/ChrEnTranslate

Cherokee English Machine Translation Demo

Primary LanguageHTMLMIT LicenseMIT

Cherokee-English Translate Demo

Online Website

Our demo is at https://chren.cs.unc.edu/. However, to avoid misusing, we have not opened it to the public yet.

If you are an Cherokee-English expert and want to participate in our human-in-the-loop development, do not hesitate to contact us (Shiyue Zhang, shiyue At cs.unc.edu).

Local Setup

Models

Download NMT translation models, vocabulary files, SMT translation models, and QE models from here. Decompress all of them and put them under this code directory, e.g., ./ChrEnTranslate/models.

Note that, the data used to train our translation models is provided here. This data is not necessary for setting up this demo.

Python Environment

python3.8 -m venv test
source test/bin/activate
pip install -r requirements.txt

Download our modified OpenNMT-py from here.

cd OpenNMT-py; python setup.py install

Moses

Download mosesdecoder and compile it following the instruction. Be sure to use --with-xmlrpc-c so that it can work as a Service. Then, start the two SMT models in the background:

nohup mosesdecoder/bin/moses -f smt/enchr_demo_feedback_round2_ced/mert-work/moses.ini --server --server-port 5001 --server-log enchr.log &
nohup mosesdecoder/bin/moses -f smt/chren_demo_feedback_round2_ced/mert-work/moses.ini --server --server-port 5002 --server-log chren.log &

Here we use nohup, but any method that runs two models in the background should work.

MongoDB

Our demo requires MongoDB to store feedback and monolingual data.

After you setup your MongoDB, put your MONGO_URI in a file named confidential.py.

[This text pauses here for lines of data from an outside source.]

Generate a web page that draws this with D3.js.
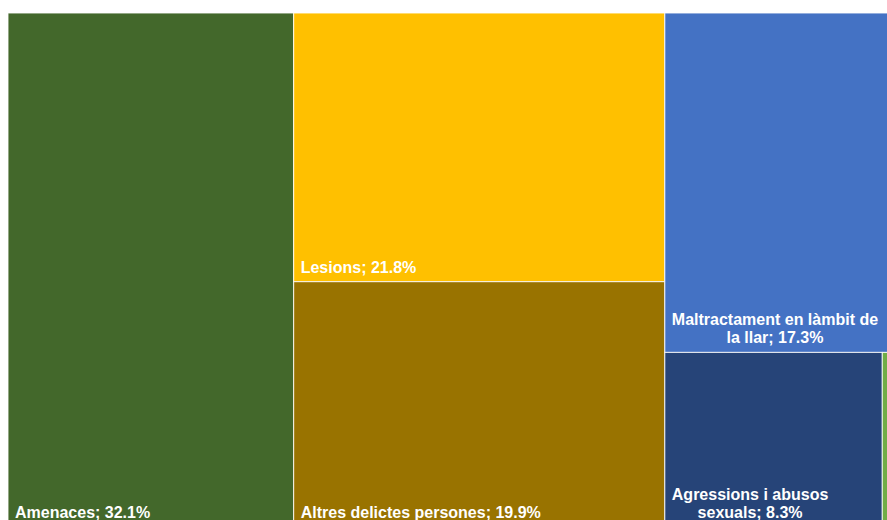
<!DOCTYPE html>
<html>
<head>
<meta charset="utf-8">
<script src="https://cdn.jsdelivr.net/npm/d3@7"></script>
<style>
  body { margin: 0; background: #fff; overflow: hidden; }
  svg { display: block; }
  .lbl { font-family: "Liberation Sans", Arial, sans-serif; font-size: 16px; font-weight: bold; fill: #fff; }
</style>
</head>
<body>
<svg id="chart" width="887" height="520"></svg>
<script>
	/* percentages, the last one is the small remainder at the right edge */
	var categories = ['Amenaces', 'Lesions', 'Altres delictes persones', 'Maltractament en làmbit de la llar', 'Agressions i abusos sexuals', 'Altres'];
	var values = [32.1, 21.8, 19.9, 17.3, 8.3, 0.6];
	var colors = ['#43682b', '#ffc000', '#997300', '#4472c4', '#264478', '#70ad47'];

	var svg = d3.select('#chart'),
		g = svg.append('g').attr('transform', 'translate(8,13)');

	/* the plot is larger than the window, so it runs off the right and bottom edges */
	var width = 890, height = 514;

	var rows = categories.map(function(c, i) { return {name: c, value: values[i], color: colors[i]}; });

	var root = d3.hierarchy({children: rows})
		.sum(function(d) { return d.value || 0; })
		.sort(function(a, b) { return b.value - a.value; });

	d3.treemap()
		.tile(d3.treemapSquarify.ratio(1))
		.size([width, height])
		.round(false)(root);

	var cell = g.selectAll('g.cell')
		.data(root.leaves())
		.enter().append('g').attr('class', 'cell');

	cell.append('rect')
		.attr('x', function(d) { return d.x0; })
		.attr('y', function(d) { return d.y0; })
		.attr('width', function(d) { return d.x1 - d.x0; })
		.attr('height', function(d) { return d.y1 - d.y0; })
		.attr('fill', function(d) { return d.data.color; })
		.attr('stroke', '#fff')
		.attr('stroke-opacity', 0.85)
		.attr('stroke-width', 1);

	/* wrap label to the cell width, lines centred in a block that sits at the bottom left */
	var lineH = 18, pad = 7;
	cell.each(function(d) {
		var sel = d3.select(this);
		var maxW = d.x1 - d.x0 - pad * 2;
		// no room for a label in the thin sliver at the edge
		if (maxW < 40) return;
		var text = d.data.name + '; ' + d.data.value.toFixed(1) + '%';
		var words = text.split(' ');
		var probe = sel.append('text').attr('class', 'lbl');
		var lines = [], cur = '';
		words.forEach(function(w) {
			var test = cur ? cur + ' ' + w : w;
			probe.text(test);
			if (probe.node().getComputedTextLength() > maxW && cur) {
				lines.push(cur);
				cur = w;
			} else {
				cur = test;
			}
		});
		lines.push(cur);
		var widths = lines.map(function(l) { probe.text(l); return probe.node().getComputedTextLength(); });
		probe.remove();
		var blockW = d3.max(widths);
		var t = sel.append('text').attr('class', 'lbl');
		lines.forEach(function(l, i) {
			t.append('tspan')
				.attr('x', d.x0 + pad + (blockW - widths[i]) / 2)
				.attr('y', d.y1 - 9 - (lines.length - 1 - i) * lineH)
				.text(l);
		});
	});
</script>
</body>
</html>
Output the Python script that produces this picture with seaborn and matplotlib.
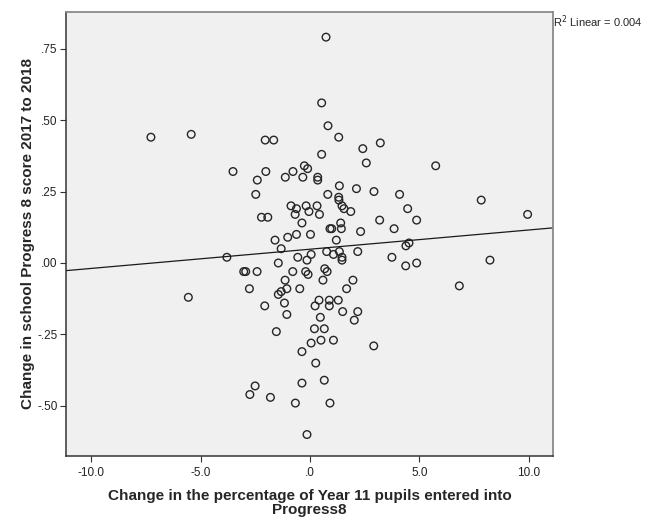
import matplotlib
matplotlib.use("Agg")
import numpy as np
import pandas as pd
import seaborn as sns
import matplotlib.pyplot as plt

# change in % of Year 11 pupils entered into Progress 8 (x) and change in P8 score (y)
x_change = [-7.27, -5.43, -2.05, -1.66, 0.53, 0.73, 0.82, 0.53, -3.52, -2.02,
            -2.41, -2.48, -1.13, -0.78, -0.33, -0.26, -0.11, 0.35, 0.35, 0.81,
            -0.87, -0.62, -0.68, -0.18, -0.05, 0.32, 0.43, -0.37, -2.22, -1.93,
            -1.60, -1.02, -0.62, 0.02, -1.32, 0.91, 0.76, -3.80, -0.56, 0.05,
            -1.45, -0.14, -3.03, -2.94, -2.42, -0.79, -0.20, -0.09, 0.67, 0.78,
            -1.14, 0.59, -2.77, -1.06, -0.47, -5.56, -1.45, -1.32, -2.07, -1.17,
            0.23, 0.41, -1.06, 0.47, -1.54, 0.20, 0.65, 0.05, 0.50, -0.37,
            0.26, 0.65, -0.37, -2.51, -2.75, -1.81, -0.67, 0.91, -0.14, 1.31,
            2.41, 3.21, 2.57, 5.74, 1.34, 2.12, 2.92, 4.09, 1.31, 1.32,
            1.46, 1.55, 1.86, 7.82, 4.46, 9.94, 4.87, 3.18, 1.40, 1.43,
            0.99, 2.31, 3.84, 1.20, 4.38, 4.52, 1.07, 1.34, 1.46, 2.18,
            3.74, 1.46, 4.37, 4.87, 8.22, 6.82, 1.96, 1.67, 0.88, 1.29,
            0.88, 1.49, 2.18, 2.02, 1.07, 2.91]
y_change = [0.44, 0.45, 0.43, 0.43, 0.56, 0.79, 0.48, 0.38, 0.32, 0.32,
            0.29, 0.24, 0.30, 0.32, 0.30, 0.34, 0.33, 0.30, 0.29, 0.24,
            0.20, 0.19, 0.17, 0.20, 0.18, 0.20, 0.17, 0.14, 0.16, 0.16,
            0.08, 0.09, 0.10, 0.10, 0.05, 0.12, 0.04, 0.02, 0.02, 0.03,
            0.00, 0.01, -0.03, -0.03, -0.03, -0.03, -0.03, -0.04, -0.02, -0.03,
            -0.06, -0.06, -0.09, -0.09, -0.09, -0.12, -0.11, -0.10, -0.15, -0.14,
            -0.15, -0.13, -0.18, -0.19, -0.24, -0.23, -0.23, -0.28, -0.27, -0.31,
            -0.35, -0.41, -0.42, -0.43, -0.46, -0.47, -0.49, -0.49, -0.60, 0.44,
            0.40, 0.42, 0.35, 0.34, 0.27, 0.26, 0.25, 0.24, 0.23, 0.22,
            0.20, 0.19, 0.18, 0.22, 0.19, 0.17, 0.15, 0.15, 0.14, 0.12,
            0.12, 0.11, 0.12, 0.08, 0.06, 0.07, 0.03, 0.04, 0.02, 0.04,
            0.02, 0.01, -0.01, 0.00, 0.01, -0.08, -0.06, -0.09, -0.13, -0.13,
            -0.15, -0.17, -0.17, -0.20, -0.27, -0.29]

xticks = [-10, -5, 0, 5, 10]
xtick_labels = ["-10.0", "-5.0", ".0", "5.0", "10.0"]
yticks = [0.75, 0.50, 0.25, 0.0, -0.25, -0.50]
ytick_labels = [".75", ".50", ".25", ".00", "-.25", "-.50"]

df = pd.DataFrame({"pct": x_change, "p8": y_change})

sns.set_style("ticks")
plt.rcParams["font.family"] = ["Liberation Sans", "DejaVu Sans"]

fig = plt.figure(figsize=(6.56, 5.21), dpi=100)
ax = fig.add_axes([0.1006, 0.1248, 0.7424, 0.8522])
ax.set_facecolor("#f0f0f0")
ax.set_xlim(-11.15, 11.1)
ax.set_ylim(-0.675, 0.878)

sns.scatterplot(data=df, x="pct", y="p8", ax=ax, marker="o", s=30,
                facecolors="none", edgecolor="#262626", linewidth=1.0)
sns.regplot(data=df, x="pct", y="p8", ax=ax, scatter=False, ci=None,
            truncate=False, line_kws=dict(color="#1a1a1a", lw=0.9))

ax.set_xticks(xticks)
ax.set_xticklabels(xtick_labels)
ax.set_yticks(yticks)
ax.set_yticklabels(ytick_labels)
ax.tick_params(direction="out", length=4, width=0.8, color="#333333",
               labelsize=8.5, labelcolor="#222222", pad=2)
ax.tick_params(axis="x", pad=4)

for side in ["left", "bottom"]:
    ax.spines[side].set_color("#333333")
    ax.spines[side].set_linewidth(1.1)
for side in ["top", "right"]:
    ax.spines[side].set_color("#8a8a8a")
    ax.spines[side].set_linewidth(1.3)

ax.set_xlabel("Change in the percentage of Year 11 pupils entered into\nProgress8",
              fontsize=11, fontweight="bold", labelpad=7, linespacing=1.05)
ax.set_ylabel("Change in school Progress 8 score 2017 to 2018",
              fontsize=11, fontweight="bold", labelpad=2)

fig.text(0.843, 0.958, "R$^2$ Linear = 0.004", fontsize=8, va="center", ha="left")

fig.savefig("out.png", dpi=100)
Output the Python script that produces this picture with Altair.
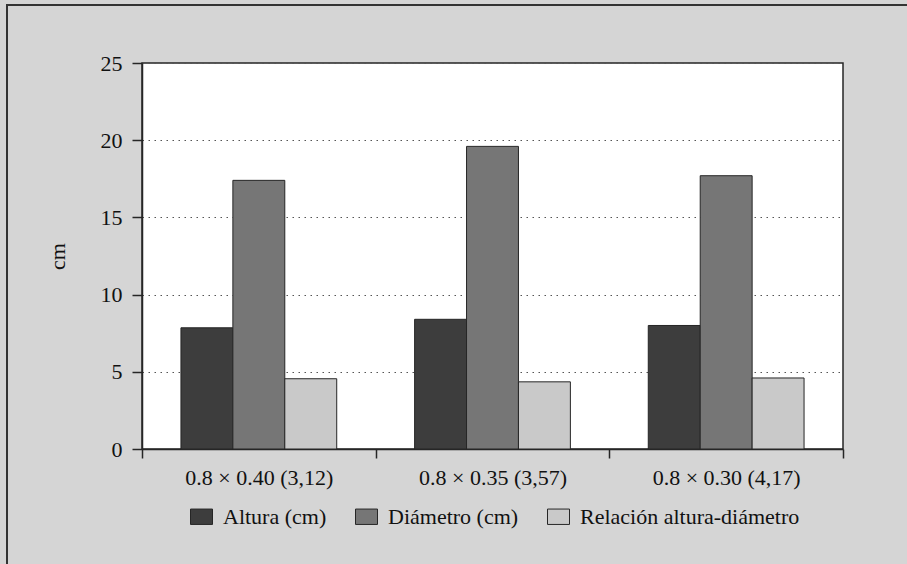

By default, we use the following collections:

  • expert: for storing experts' feedback, e.g., { "_id" : ObjectId("xxx"), "type" : "tochr", "model" : "nmt", "en" : "I'm going to get some coffee.", "chr" : "ᎧᏫ ᏫᏓᏥᏁᎩᏏ.", "qe" : "1.9693317866337503", "rate" : "5", "text" : "ᎧᏫ ᏫᏓᏥᏁᎩᏏ.", "timestamp" : 1618012380.4715204, "comment" : "" }
  • user: for storing common users' feedback, e.g., { "_id" : ObjectId("xxx"), "type" : "tochr", "model" : "nmt", "en" : "Hello", "chr" : "ᏏᏲ", "qe" : "2.840020728156041", "rate" : "5", "timestamp" : 1616613202.3531222, "comment" : "" }
  • chr: for storing unlabeled Cherokee data, e.g., { "_id" : ObjectId("xxx"), "uid" : "040921_19", "text" : "ᏍᎩᏅ ᎠᏯᏨᏗ ᏍᎪᎢᏯᎦᏴᎵᎠᏕᎳ ᏚᎵᎬᏩᎳ?"", "status" : "unlabeled" }
  • en: for storing unlabeled English data, e.g., { "_id" : ObjectId("xxx"), "uid" : "3980085662.jpg#0r1e_2", "text" : "boys play football", "status" : "unlabeled" }

See ChrEnTranslator.py for how we use MongoDB.

Start

After the preparation above, simply start the demo by running:

python ChrEnTranslator.py 

Then you can access to the website via http://127.0.0.1:5000/ or http://127.0.0.1:5000/expert.

Here is a screen shot: Demo

If you want to run it as a online service. Please refer to this tutorial.

Disclaimer

  • Whenever you use our demo, you agree to be aware that the translations provided by our demo are translated by machines, are highly likely to be poor-quality, and are not supposed to be used anywhere else without confirmation from professional Cherokee-English translators.